- [GOAL OF THE EXERCISE] All lines in the records below from the line with "Write the seaborn" through the line with "import seaborn as sns" are to be given again exactly, both ends included; the pictures are to be left out.

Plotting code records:
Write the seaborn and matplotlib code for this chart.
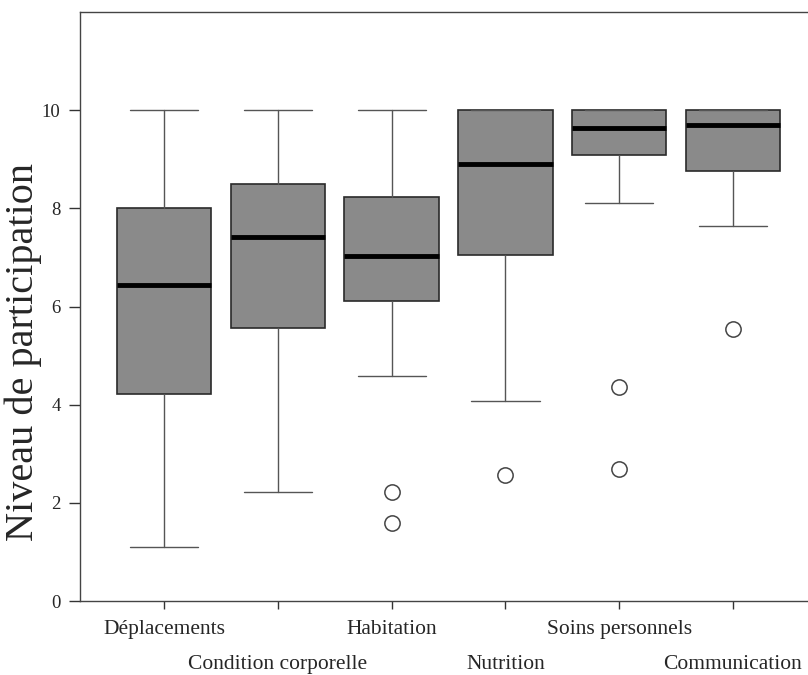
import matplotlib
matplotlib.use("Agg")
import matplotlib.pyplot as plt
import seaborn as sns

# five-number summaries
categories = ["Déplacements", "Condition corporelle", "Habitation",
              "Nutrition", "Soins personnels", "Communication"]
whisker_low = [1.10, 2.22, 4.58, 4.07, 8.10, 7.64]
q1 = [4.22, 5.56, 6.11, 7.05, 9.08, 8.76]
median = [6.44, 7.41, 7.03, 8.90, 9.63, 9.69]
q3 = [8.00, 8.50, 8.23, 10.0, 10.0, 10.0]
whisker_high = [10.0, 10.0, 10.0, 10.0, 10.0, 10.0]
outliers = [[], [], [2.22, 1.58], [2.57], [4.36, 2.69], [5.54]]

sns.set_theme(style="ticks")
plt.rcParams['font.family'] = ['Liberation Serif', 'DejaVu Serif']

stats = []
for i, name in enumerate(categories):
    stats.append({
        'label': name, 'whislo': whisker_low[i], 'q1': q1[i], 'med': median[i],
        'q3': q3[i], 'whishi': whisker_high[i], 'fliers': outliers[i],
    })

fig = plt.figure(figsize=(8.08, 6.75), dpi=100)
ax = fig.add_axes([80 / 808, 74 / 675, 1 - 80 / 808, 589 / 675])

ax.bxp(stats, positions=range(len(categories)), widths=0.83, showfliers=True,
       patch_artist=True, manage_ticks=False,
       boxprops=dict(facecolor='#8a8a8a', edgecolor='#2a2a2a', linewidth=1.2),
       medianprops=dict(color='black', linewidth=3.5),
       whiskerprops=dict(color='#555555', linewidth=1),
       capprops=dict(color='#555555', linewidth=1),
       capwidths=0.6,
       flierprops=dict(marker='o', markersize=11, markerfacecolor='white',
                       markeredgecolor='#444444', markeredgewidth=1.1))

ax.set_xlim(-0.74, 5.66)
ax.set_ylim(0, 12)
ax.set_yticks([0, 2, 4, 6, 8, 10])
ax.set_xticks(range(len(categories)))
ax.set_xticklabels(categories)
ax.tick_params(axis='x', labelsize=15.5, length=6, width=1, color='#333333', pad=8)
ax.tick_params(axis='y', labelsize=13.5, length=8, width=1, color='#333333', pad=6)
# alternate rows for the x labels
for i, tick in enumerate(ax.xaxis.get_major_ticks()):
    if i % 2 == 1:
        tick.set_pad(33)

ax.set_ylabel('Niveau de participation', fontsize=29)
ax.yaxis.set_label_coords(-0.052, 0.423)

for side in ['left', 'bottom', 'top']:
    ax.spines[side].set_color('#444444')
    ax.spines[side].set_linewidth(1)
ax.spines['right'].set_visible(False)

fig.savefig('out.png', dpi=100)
--
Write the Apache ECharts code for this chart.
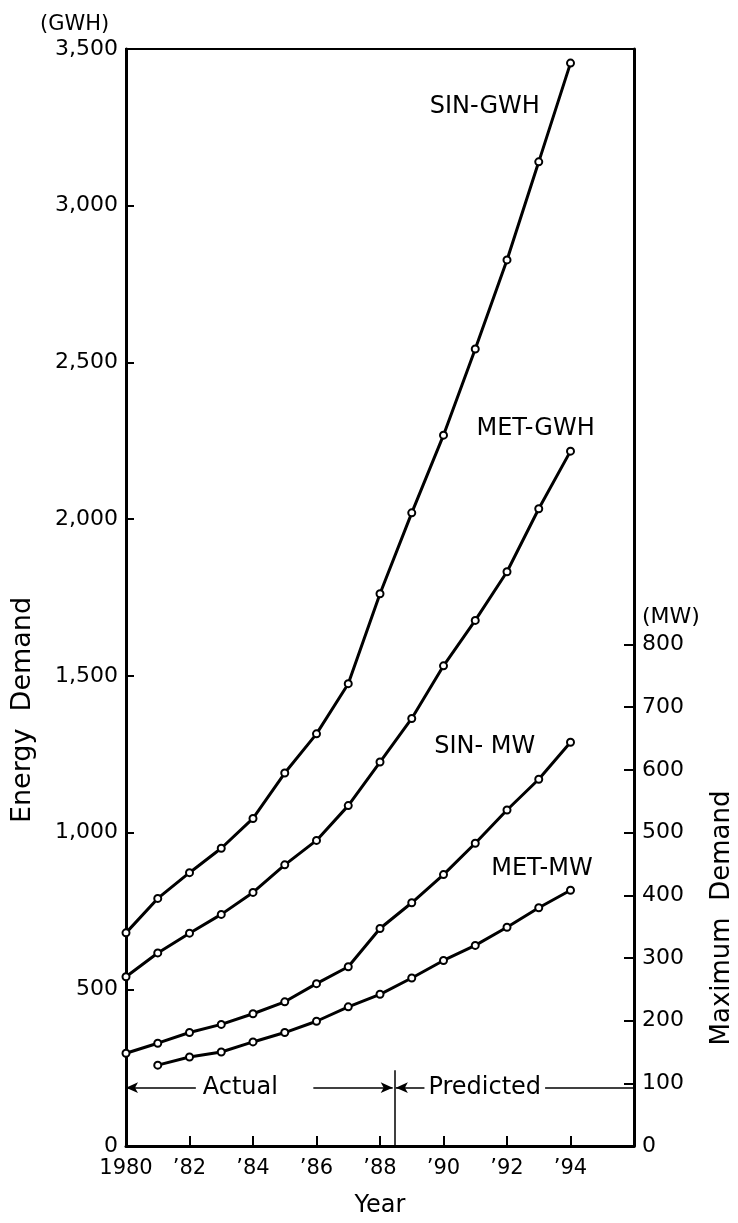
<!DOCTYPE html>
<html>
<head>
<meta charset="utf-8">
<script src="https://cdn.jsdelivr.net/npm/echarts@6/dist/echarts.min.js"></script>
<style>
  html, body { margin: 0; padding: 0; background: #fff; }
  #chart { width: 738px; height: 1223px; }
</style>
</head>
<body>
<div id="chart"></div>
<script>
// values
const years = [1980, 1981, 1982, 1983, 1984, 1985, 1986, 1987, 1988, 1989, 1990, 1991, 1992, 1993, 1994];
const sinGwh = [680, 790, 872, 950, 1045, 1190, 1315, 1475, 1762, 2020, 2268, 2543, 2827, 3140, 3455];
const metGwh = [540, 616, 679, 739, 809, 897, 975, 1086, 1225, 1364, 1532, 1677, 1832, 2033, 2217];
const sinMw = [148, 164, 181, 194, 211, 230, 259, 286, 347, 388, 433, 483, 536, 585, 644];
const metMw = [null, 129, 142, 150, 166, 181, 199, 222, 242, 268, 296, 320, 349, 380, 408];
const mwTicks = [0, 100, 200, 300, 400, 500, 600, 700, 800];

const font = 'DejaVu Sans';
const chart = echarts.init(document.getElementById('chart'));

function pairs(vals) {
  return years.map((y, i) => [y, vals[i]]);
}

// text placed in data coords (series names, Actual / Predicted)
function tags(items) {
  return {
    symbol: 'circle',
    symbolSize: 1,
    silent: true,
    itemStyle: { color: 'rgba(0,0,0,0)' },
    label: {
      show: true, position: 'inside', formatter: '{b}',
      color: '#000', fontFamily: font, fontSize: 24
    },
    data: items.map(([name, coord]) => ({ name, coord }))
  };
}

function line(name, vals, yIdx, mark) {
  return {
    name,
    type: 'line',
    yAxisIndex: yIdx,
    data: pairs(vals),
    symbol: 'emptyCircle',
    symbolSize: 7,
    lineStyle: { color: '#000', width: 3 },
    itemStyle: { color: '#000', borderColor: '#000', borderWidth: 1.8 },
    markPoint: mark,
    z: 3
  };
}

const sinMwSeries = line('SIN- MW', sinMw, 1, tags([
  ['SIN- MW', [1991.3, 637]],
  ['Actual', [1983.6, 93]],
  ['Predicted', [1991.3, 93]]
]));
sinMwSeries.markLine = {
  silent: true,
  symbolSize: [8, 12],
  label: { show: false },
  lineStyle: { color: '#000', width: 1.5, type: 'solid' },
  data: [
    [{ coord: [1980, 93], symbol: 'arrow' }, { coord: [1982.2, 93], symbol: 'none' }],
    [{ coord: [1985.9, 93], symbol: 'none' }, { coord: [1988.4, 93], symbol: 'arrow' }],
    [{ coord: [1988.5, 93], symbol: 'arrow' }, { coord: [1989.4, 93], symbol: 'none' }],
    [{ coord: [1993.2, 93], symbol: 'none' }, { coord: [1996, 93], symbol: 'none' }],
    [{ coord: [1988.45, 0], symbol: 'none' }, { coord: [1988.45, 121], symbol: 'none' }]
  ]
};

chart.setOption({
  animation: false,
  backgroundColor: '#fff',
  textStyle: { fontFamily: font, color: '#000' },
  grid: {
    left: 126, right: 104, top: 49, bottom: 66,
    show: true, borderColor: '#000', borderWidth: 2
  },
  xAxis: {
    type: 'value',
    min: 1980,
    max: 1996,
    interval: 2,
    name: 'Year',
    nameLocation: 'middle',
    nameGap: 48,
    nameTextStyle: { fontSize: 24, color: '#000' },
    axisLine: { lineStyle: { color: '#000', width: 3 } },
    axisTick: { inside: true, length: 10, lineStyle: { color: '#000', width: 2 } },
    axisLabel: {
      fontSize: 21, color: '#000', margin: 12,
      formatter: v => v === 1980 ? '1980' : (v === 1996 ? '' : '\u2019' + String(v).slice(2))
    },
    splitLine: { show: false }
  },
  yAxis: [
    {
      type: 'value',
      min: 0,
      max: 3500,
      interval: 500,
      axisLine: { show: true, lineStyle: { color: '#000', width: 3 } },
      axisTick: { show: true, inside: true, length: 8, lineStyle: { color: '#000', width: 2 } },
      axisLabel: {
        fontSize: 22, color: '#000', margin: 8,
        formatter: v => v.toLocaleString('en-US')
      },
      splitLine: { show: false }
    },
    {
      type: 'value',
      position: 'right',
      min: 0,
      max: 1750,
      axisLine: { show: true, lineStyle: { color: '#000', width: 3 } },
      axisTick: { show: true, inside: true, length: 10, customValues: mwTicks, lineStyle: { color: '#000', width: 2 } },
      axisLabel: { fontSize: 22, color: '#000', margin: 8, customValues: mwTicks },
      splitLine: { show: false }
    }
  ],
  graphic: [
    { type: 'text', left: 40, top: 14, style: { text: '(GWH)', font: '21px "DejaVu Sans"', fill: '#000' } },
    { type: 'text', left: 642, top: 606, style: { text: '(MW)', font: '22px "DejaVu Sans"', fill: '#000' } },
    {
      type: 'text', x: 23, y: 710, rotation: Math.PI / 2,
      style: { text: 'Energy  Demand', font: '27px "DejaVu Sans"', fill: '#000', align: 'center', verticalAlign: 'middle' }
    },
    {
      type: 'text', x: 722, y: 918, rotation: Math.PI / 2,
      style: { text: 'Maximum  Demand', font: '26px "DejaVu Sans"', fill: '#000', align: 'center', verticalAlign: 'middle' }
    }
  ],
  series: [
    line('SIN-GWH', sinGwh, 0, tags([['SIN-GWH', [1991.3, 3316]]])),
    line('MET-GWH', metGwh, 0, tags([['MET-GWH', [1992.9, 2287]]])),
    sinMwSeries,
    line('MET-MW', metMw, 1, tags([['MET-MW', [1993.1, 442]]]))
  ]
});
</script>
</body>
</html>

- [WRITTEN ANSWER]
Write the seaborn and matplotlib code for this chart.
import matplotlib
matplotlib.use("Agg")
import matplotlib.pyplot as plt
import seaborn as sns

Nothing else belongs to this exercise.